** start DATA SEGMENT **
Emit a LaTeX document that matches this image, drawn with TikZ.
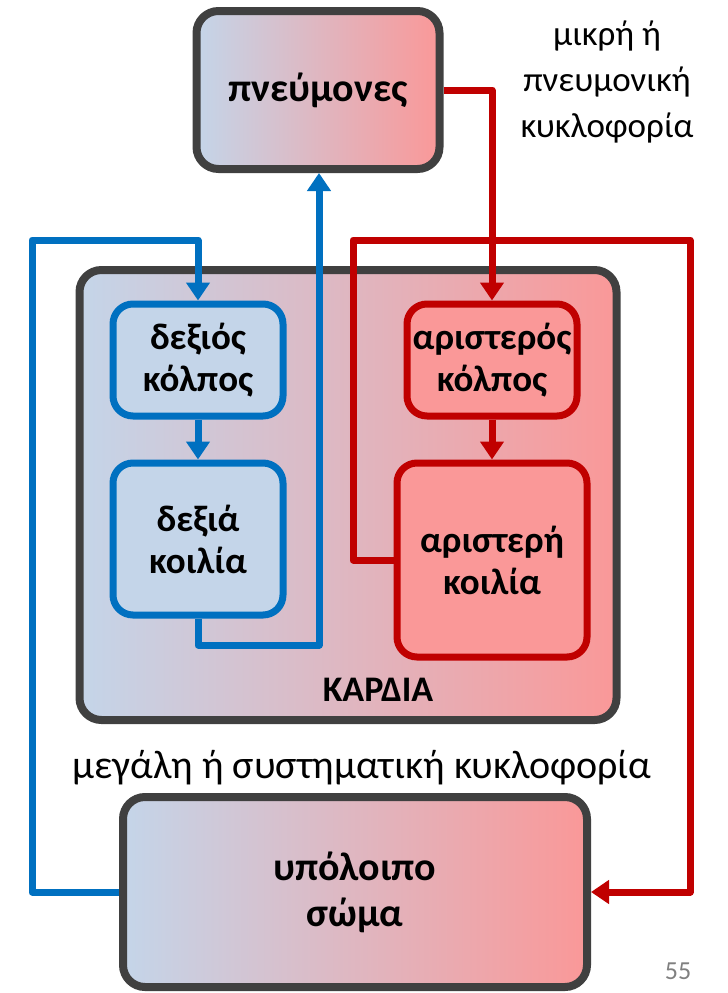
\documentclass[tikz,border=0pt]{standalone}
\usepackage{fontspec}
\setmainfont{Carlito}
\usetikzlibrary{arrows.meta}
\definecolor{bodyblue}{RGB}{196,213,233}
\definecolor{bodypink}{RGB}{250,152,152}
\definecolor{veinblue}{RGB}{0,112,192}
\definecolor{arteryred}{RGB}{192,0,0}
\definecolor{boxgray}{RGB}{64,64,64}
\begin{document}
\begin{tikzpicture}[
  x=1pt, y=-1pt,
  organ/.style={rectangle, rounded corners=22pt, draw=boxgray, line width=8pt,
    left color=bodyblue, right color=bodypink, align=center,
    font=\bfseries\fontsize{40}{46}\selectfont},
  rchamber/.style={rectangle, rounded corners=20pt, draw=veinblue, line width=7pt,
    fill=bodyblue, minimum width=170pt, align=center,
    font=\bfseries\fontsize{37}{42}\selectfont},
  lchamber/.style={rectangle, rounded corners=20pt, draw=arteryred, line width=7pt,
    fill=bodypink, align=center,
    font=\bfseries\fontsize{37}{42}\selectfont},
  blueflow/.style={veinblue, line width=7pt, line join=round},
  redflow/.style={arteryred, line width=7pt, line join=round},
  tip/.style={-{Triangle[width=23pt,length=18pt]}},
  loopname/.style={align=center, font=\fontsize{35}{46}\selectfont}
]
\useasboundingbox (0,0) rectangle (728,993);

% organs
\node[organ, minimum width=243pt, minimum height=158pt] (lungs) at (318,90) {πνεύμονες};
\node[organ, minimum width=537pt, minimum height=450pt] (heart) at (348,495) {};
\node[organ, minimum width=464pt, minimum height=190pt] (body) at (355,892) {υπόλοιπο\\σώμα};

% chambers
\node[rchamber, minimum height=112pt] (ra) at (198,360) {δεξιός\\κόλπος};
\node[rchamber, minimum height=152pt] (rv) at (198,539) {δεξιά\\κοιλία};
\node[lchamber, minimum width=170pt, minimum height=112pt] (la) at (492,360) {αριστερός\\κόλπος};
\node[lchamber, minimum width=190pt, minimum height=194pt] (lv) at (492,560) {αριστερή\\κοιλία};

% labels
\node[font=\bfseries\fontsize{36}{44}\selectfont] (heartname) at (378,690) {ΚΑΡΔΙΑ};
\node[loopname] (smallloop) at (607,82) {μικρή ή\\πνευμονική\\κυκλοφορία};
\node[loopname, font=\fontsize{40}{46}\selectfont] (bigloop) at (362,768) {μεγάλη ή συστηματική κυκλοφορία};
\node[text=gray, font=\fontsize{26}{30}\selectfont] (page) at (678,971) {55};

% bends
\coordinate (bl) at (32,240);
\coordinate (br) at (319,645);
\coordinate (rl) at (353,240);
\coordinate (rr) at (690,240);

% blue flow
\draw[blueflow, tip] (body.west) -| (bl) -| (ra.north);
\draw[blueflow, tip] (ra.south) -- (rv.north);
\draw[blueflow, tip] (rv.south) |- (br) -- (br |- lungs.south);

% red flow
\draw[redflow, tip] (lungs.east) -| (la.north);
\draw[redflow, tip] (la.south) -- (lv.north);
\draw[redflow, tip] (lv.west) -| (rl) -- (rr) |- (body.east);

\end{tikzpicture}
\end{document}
** end DATA SEGMENT **
## TASK BRIEF
Extract every line of the data exactly; pictures stay out.

## SOLUTION TO THIS EXERCISE
Emit a LaTeX document that matches this image, drawn with TikZ.
\documentclass[tikz,border=0pt]{standalone}
\usepackage{fontspec}
\setmainfont{Carlito}
\usetikzlibrary{arrows.meta}
\definecolor{bodyblue}{RGB}{196,213,233}
\definecolor{bodypink}{RGB}{250,152,152}
\definecolor{veinblue}{RGB}{0,112,192}
\definecolor{arteryred}{RGB}{192,0,0}
\definecolor{boxgray}{RGB}{64,64,64}
\begin{document}
\begin{tikzpicture}[
  x=1pt, y=-1pt,
  organ/.style={rectangle, rounded corners=22pt, draw=boxgray, line width=8pt,
    left color=bodyblue, right color=bodypink, align=center,
    font=\bfseries\fontsize{40}{46}\selectfont},
  rchamber/.style={rectangle, rounded corners=20pt, draw=veinblue, line width=7pt,
    fill=bodyblue, minimum width=170pt, align=center,
    font=\bfseries\fontsize{37}{42}\selectfont},
  lchamber/.style={rectangle, rounded corners=20pt, draw=arteryred, line width=7pt,
    fill=bodypink, align=center,
    font=\bfseries\fontsize{37}{42}\selectfont},
  blueflow/.style={veinblue, line width=7pt, line join=round},
  redflow/.style={arteryred, line width=7pt, line join=round},
  tip/.style={-{Triangle[width=23pt,length=18pt]}},
  loopname/.style={align=center, font=\fontsize{35}{46}\selectfont}
]
\useasboundingbox (0,0) rectangle (728,993);

% organs
\node[organ, minimum width=243pt, minimum height=158pt] (lungs) at (318,90) {πνεύμονες};
\node[organ, minimum width=537pt, minimum height=450pt] (heart) at (348,495) {};
\node[organ, minimum width=464pt, minimum height=190pt] (body) at (355,892) {υπόλοιπο\\σώμα};

% chambers
\node[rchamber, minimum height=112pt] (ra) at (198,360) {δεξιός\\κόλπος};
\node[rchamber, minimum height=152pt] (rv) at (198,539) {δεξιά\\κοιλία};
\node[lchamber, minimum width=170pt, minimum height=112pt] (la) at (492,360) {αριστερός\\κόλπος};
\node[lchamber, minimum width=190pt, minimum height=194pt] (lv) at (492,560) {αριστερή\\κοιλία};

% labels
\node[font=\bfseries\fontsize{36}{44}\selectfont] (heartname) at (378,690) {ΚΑΡΔΙΑ};
\node[loopname] (smallloop) at (607,82) {μικρή ή\\πνευμονική\\κυκλοφορία};
\node[loopname, font=\fontsize{40}{46}\selectfont] (bigloop) at (362,768) {μεγάλη ή συστηματική κυκλοφορία};
\node[text=gray, font=\fontsize{26}{30}\selectfont] (page) at (678,971) {55};

% bends
\coordinate (bl) at (32,240);
\coordinate (br) at (319,645);
\coordinate (rl) at (353,240);
\coordinate (rr) at (690,240);

% blue flow
\draw[blueflow, tip] (body.west) -| (bl) -| (ra.north);
\draw[blueflow, tip] (ra.south) -- (rv.north);
\draw[blueflow, tip] (rv.south) |- (br) -- (br |- lungs.south);

% red flow
\draw[redflow, tip] (lungs.east) -| (la.north);
\draw[redflow, tip] (la.south) -- (lv.north);
\draw[redflow, tip] (lv.west) -| (rl) -- (rr) |- (body.east);

\end{tikzpicture}
\end{document}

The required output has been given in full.